TUESDAY, Nov. 6, 2018 (HealthDay News) — Following the 2007 American Heart Association (AHA) update of recommendations for antibiotic prophylaxis (AP) to prevent infective endocarditis (IE), there has been a decrease in AP and an increase in IE incidence for high-risk individuals, according to a study published online Nov. 5 in the Journal of the American College of Cardiology. The research was published to coincide with the annual meeting of the American Heart Association, held from Nov. 10 to 12 in Chicago.

Martin H. Thornhill, M.B.B.S., Ph.D., from the University of Sheffield in the United Kingdom, and colleagues examined any change in AP prescribing and IE incidence using data for high-, moderate-, and unknown/low-risk individuals with linked prescription and Medicare or commercial health care data (198,522,665 enrollee-years of data).
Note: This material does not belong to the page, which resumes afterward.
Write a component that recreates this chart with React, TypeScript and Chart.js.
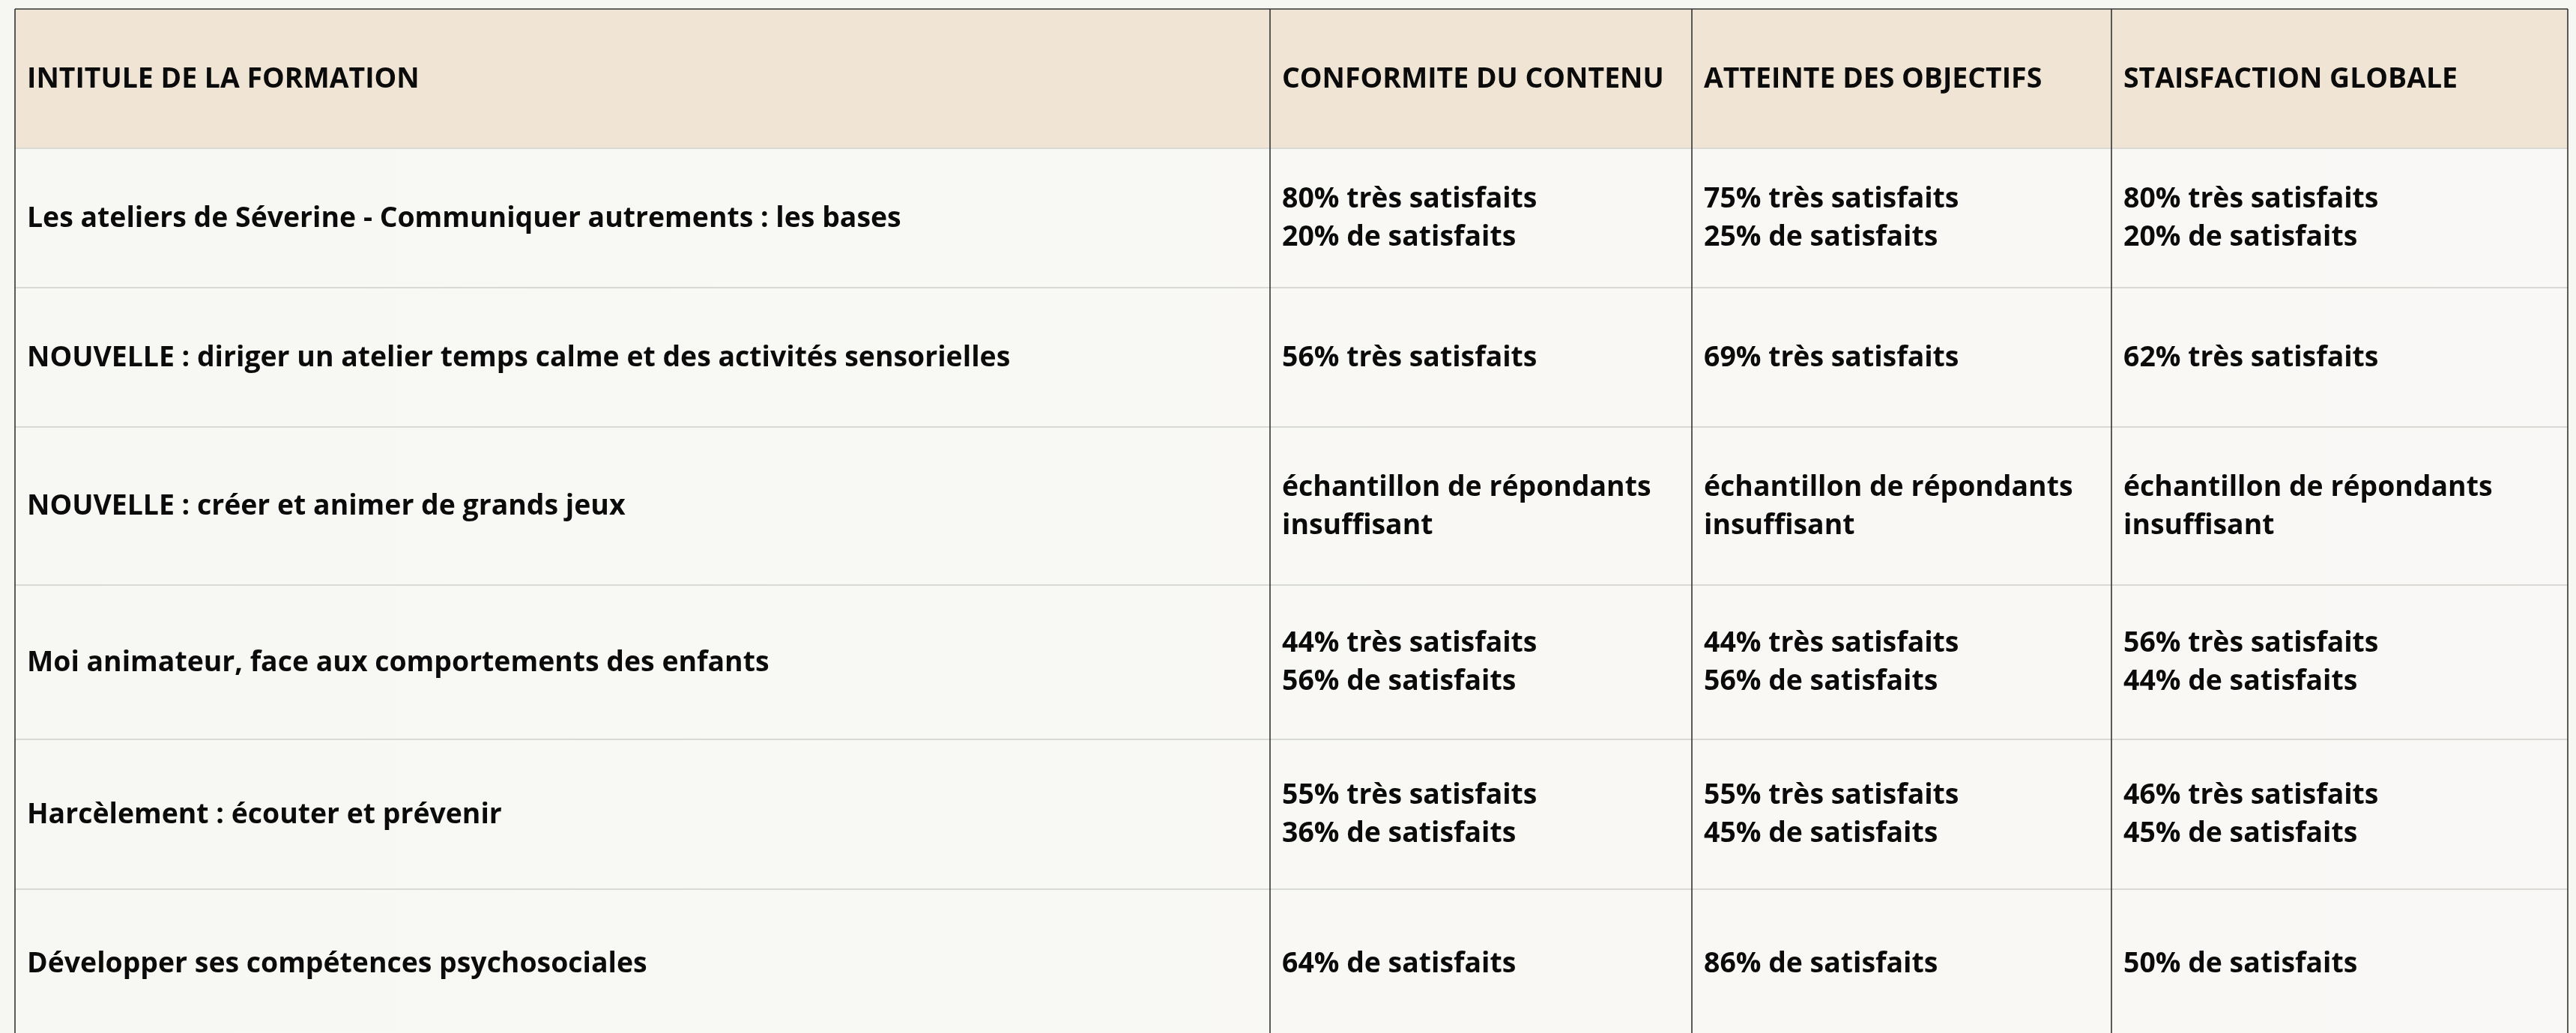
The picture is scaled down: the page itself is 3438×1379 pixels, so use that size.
import React, { useEffect, useRef } from "react";
import { Chart, registerables } from "chart.js";

Chart.register(...registerables);

// ---- data ----
const HEADERS = [
  "INTITULE DE LA FORMATION",
  "CONFORMITE DU CONTENU",
  "ATTEINTE DES OBJECTIFS",
  "STAISFACTION GLOBALE",
];

const FORMATIONS = [
  "Les ateliers de Séverine - Communiquer autrements : les bases",
  "NOUVELLE : diriger un atelier temps calme et des activités sensorielles",
  "NOUVELLE : créer et animer de grands jeux",
  "Moi animateur, face aux comportements des enfants",
  "Harcèlement : écouter et prévenir",
  "Développer ses compétences psychosociales",
];

const CONFORMITE = [
  "80% très satisfaits\n20% de satisfaits",
  "56% très satisfaits",
  "échantillon de répondants\ninsuffisant",
  "44% très satisfaits\n56% de satisfaits",
  "55% très satisfaits\n36% de satisfaits",
  "64% de satisfaits",
];

const OBJECTIFS = [
  "75% très satisfaits\n25% de satisfaits",
  "69% très satisfaits",
  "échantillon de répondants\ninsuffisant",
  "44% très satisfaits\n56% de satisfaits",
  "55% très satisfaits\n45% de satisfaits",
  "86% de satisfaits",
];

const GLOBALE = [
  "80% très satisfaits\n20% de satisfaits",
  "62% très satisfaits",
  "échantillon de répondants\ninsuffisant",
  "56% très satisfaits\n44% de satisfaits",
  "46% très satisfaits\n45% de satisfaits",
  "50% de satisfaits",
];

// ---- layout (scale units) ----
const W = 3438;
const H = 1379;
const COL_EDGES = [20, 1695, 2258, 2818, 3427];
const ROW_EDGES = [12, 198, 384, 570, 781, 987, 1187, 1385];
const TEXT_PAD = 16;
const LINE_H = 51;
const BASE_OFF = 11.5;

// ---- styles ----
const PAGE_BG = "#f6f7f2";
const HEAD_BG = "#f0e5d4";
const BODY_BG_L = "#f7f8f3";
const BODY_BG_R = "#faf8f6";
const DARK_LINE = "#333333";
const LIGHT_LINE = "#d9d9d6";
const TEXT_COLOR = "#0b0b0b";
const FONT = "bold 37.4px 'Open Sans'";

const tablePlugin = {
  id: "tablePlugin",
  beforeDraw(chart: any) {
    const { ctx } = chart;
    const xs = chart.scales.x;
    const ys = chart.scales.y;
    const px = (v: number) => xs.getPixelForValue(v);
    const py = (v: number) => ys.getPixelForValue(v);

    const rows: string[][] = [
      HEADERS,
      ...FORMATIONS.map((f, i) => [f, CONFORMITE[i], OBJECTIFS[i], GLOBALE[i]]),
    ];

    ctx.save();
    ctx.fillStyle = PAGE_BG;
    ctx.fillRect(0, 0, chart.width, chart.height);

    const tl = px(COL_EDGES[0]);
    const tr = px(COL_EDGES[COL_EDGES.length - 1]);
    const tt = py(ROW_EDGES[0]);
    const tb = py(ROW_EDGES[ROW_EDGES.length - 1]);

    // cell backgrounds
    const grad = ctx.createLinearGradient(tl, 0, tr, 0);
    grad.addColorStop(0, BODY_BG_L);
    grad.addColorStop(1, BODY_BG_R);
    rows.forEach((cells, r) => {
      const top = py(ROW_EDGES[r]);
      const bot = py(ROW_EDGES[r + 1]);
      cells.forEach((_, c) => {
        const l = px(COL_EDGES[c]);
        const rr = px(COL_EDGES[c + 1]);
        ctx.fillStyle = r === 0 ? HEAD_BG : grad;
        ctx.fillRect(l, top, rr - l, bot - top);
      });
    });

    // row separators
    ctx.strokeStyle = LIGHT_LINE;
    ctx.lineWidth = 2;
    for (let r = 1; r < ROW_EDGES.length - 1; r++) {
      const y = py(ROW_EDGES[r]);
      ctx.beginPath();
      ctx.moveTo(tl, y);
      ctx.lineTo(tr, y);
      ctx.stroke();
    }

    // column dividers and outer border
    ctx.strokeStyle = DARK_LINE;
    ctx.lineWidth = 1.6;
    for (let c = 0; c < COL_EDGES.length; c++) {
      const x = px(COL_EDGES[c]);
      ctx.beginPath();
      ctx.moveTo(x, tt);
      ctx.lineTo(x, tb);
      ctx.stroke();
    }
    ctx.beginPath();
    ctx.moveTo(tl, tt);
    ctx.lineTo(tr, tt);
    ctx.stroke();

    // text
    ctx.font = FONT;
    ctx.fillStyle = TEXT_COLOR;
    ctx.textAlign = "left";
    ctx.textBaseline = "alphabetic";
    rows.forEach((cells, r) => {
      const center = (ROW_EDGES[r] + ROW_EDGES[r + 1]) / 2;
      cells.forEach((txt, c) => {
        const lines = txt.split("\n");
        const x = px(COL_EDGES[c] + TEXT_PAD);
        lines.forEach((line, k) => {
          const yv = center + BASE_OFF + (k - (lines.length - 1) / 2) * LINE_H;
          ctx.fillText(line, x, py(yv));
        });
      });
    });
    ctx.restore();
  },
};

export default function App() {
  const ref = useRef<HTMLCanvasElement | null>(null);

  useEffect(() => {
    if (!ref.current) return;
    const chart = new Chart(ref.current, {
      type: "scatter",
      data: { datasets: [{ data: [], pointRadius: 0 }] },
      options: {
        animation: false,
        responsive: false,
        devicePixelRatio: 1,
        layout: { padding: 0 },
        plugins: { legend: { display: false }, tooltip: { enabled: false } },
        scales: {
          x: { type: "linear", display: false, min: 0, max: W },
          y: { type: "linear", display: false, min: 0, max: H, reverse: true },
        },
      },
      plugins: [tablePlugin],
    });
    return () => chart.destroy();
  }, []);

  return (
    <div style={{ position: "fixed", left: 0, top: 0, width: W, height: H, background: PAGE_BG }}>
      <canvas ref={ref} width={W} height={H} style={{ width: W, height: H, display: "block" }} />
    </div>
  );
}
The researchers found that the 2007 recommendation change was associated with a significant 64 percent estimated decrease in AP prescribing for moderate-risk individuals and a 20 percent estimated decrease for high-risk individuals by August 2015. During the same period, there was a barely significant 75 percent estimated increase and a significant 177 percent increase in IE incidence among those at moderate and high risk, respectively. A significant 52 percent decrease was seen in AP prescribing among unknown/low-risk individuals, but there was no significant increase in IE incidence.

“Although the data do not prove a cause-effect relationship between AP reduction and IE increase, they are very supportive of the AHA recommendation to give AP to those at high risk but not to those at moderate risk of endocarditis,” Thornhill said in a statement.